Afgan meclisine mensup, 2003 anayasası çalışmalarına katkıda bulunmuş milletvekillerinden Şükriye Barakzai’ye göre Amerikan müdahalesinden 20 yıl sonra Taliban’ın tekrar yönetimi ele geçirmesi şaşırtıcı değil.

Amerika’dan gelen paralar milislerin, siyasilerin ve komutanların eline geçti.

Halk harcanan milyarlarca dolardan mahrum bırakıldı. İlkokul çağındaki çocukların okula gideceklerine sokakta ayakkabılarını ve kalemlerini satarak ailelerine katkıda bulunmaya çalıştığı görüntüler haber kanallarında yer aldı.
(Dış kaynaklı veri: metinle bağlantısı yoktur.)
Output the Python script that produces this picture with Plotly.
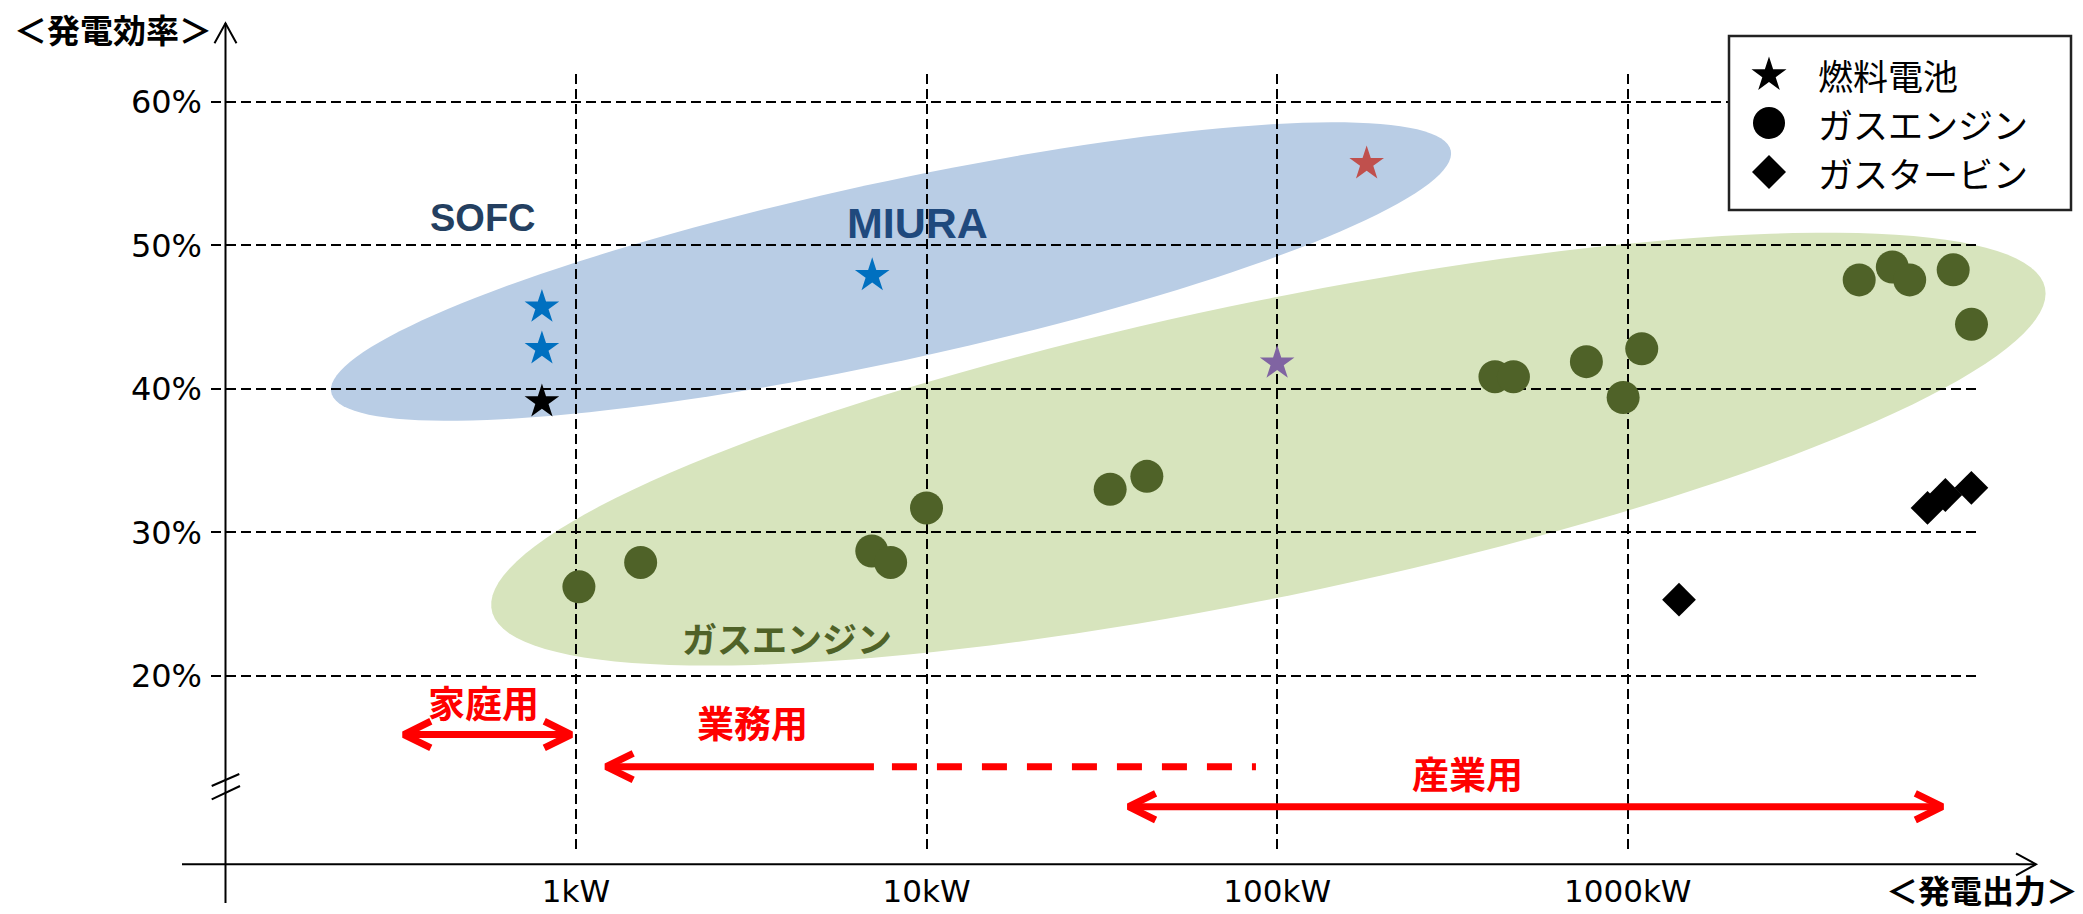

Kaybedecek bir şeyi kalmamış çaresiz insanların tekrar sokaklarda intihar saldırıları düzenlemesi üzerine 2014’te birçok ülke askerlerinin çoğunu geri çağırdı.

Akıtılan paranın yozlaşmış mafya, milis ve militanların eline düşmesi, halkın fakirleşmesi, ordunun zayıflatılması Afganistan’ın düşüşünün alameti idi…
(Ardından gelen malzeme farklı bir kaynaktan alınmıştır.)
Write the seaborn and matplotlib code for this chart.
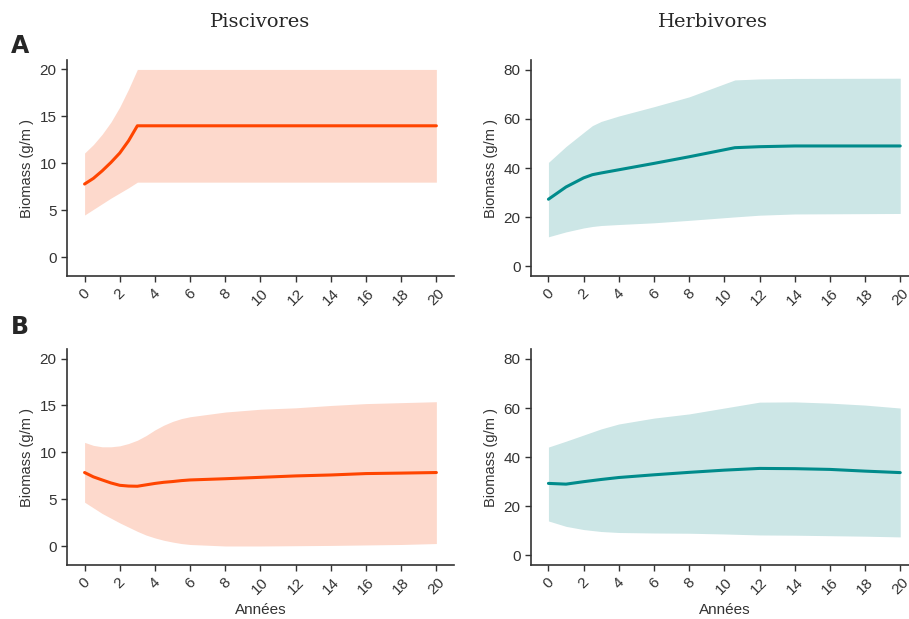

2020’deki anlaşma sonrası verilen çekilme kararıyla Kabil’in düşüşü an meselesiydi…

O an geldi…

Havalimanının nizamından sorumlu tutulan son kalan yabancı askerler, izdihamda ölenler, havalimanı dışında Taliban tarafında taranan siviller, ağlayan bebekler, bir umut kendini veya ailesini kurtarır diye günlerce güneşin altında sıcakta fenalaşıp bekleyen genç yaşlı birçok can…

Ve yine yıkık bir Afganistan

ABD Başkanı’nın danışmanlarından Jake Sullivan “Seçeneklerin hepsi kötü ve zordu” derken Biden’ın “Afgan ordusunun ve askerinin kendi ülkelerinde istikrar sağlamak için uğraşmadığı bir yerde askerimizin ölmesine artık izin veremem” demesinin yerinde bir karar olduğunu tasdikledi.
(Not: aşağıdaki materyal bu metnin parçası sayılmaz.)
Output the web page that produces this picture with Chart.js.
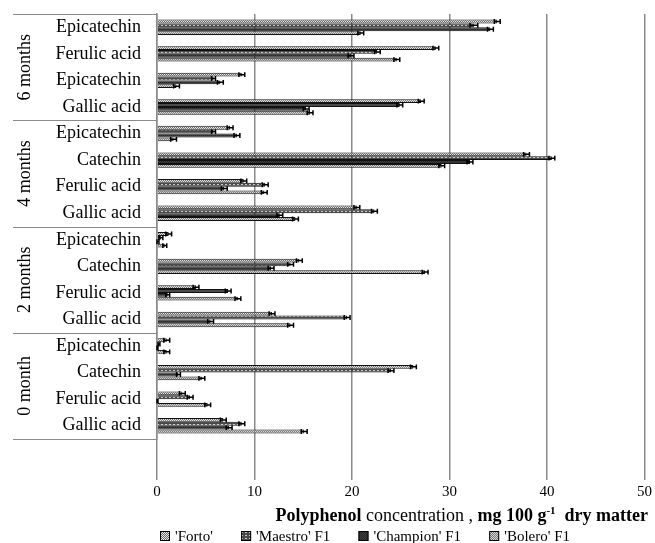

Geriye harap edilmiş ve insanlarından vazgeçilmiş yalnız bir ülke kaldı…

Üzerinde “La ilahe illallah” yazan beyaz bayrakları ellerinde, kefeni sembolize eden beyaz üniformaları üzerlerinde şehadeti kucakladıklarını ilan eden militanlar…

Leş kargası gibi bekleyen Çin…

Çin’e kucak açmış “Gelin ülkeyi yeniden inşa edelim” diyen bir Taliban…

Khaled Hosseini ülkesiyle ilgili ne güzel demiş…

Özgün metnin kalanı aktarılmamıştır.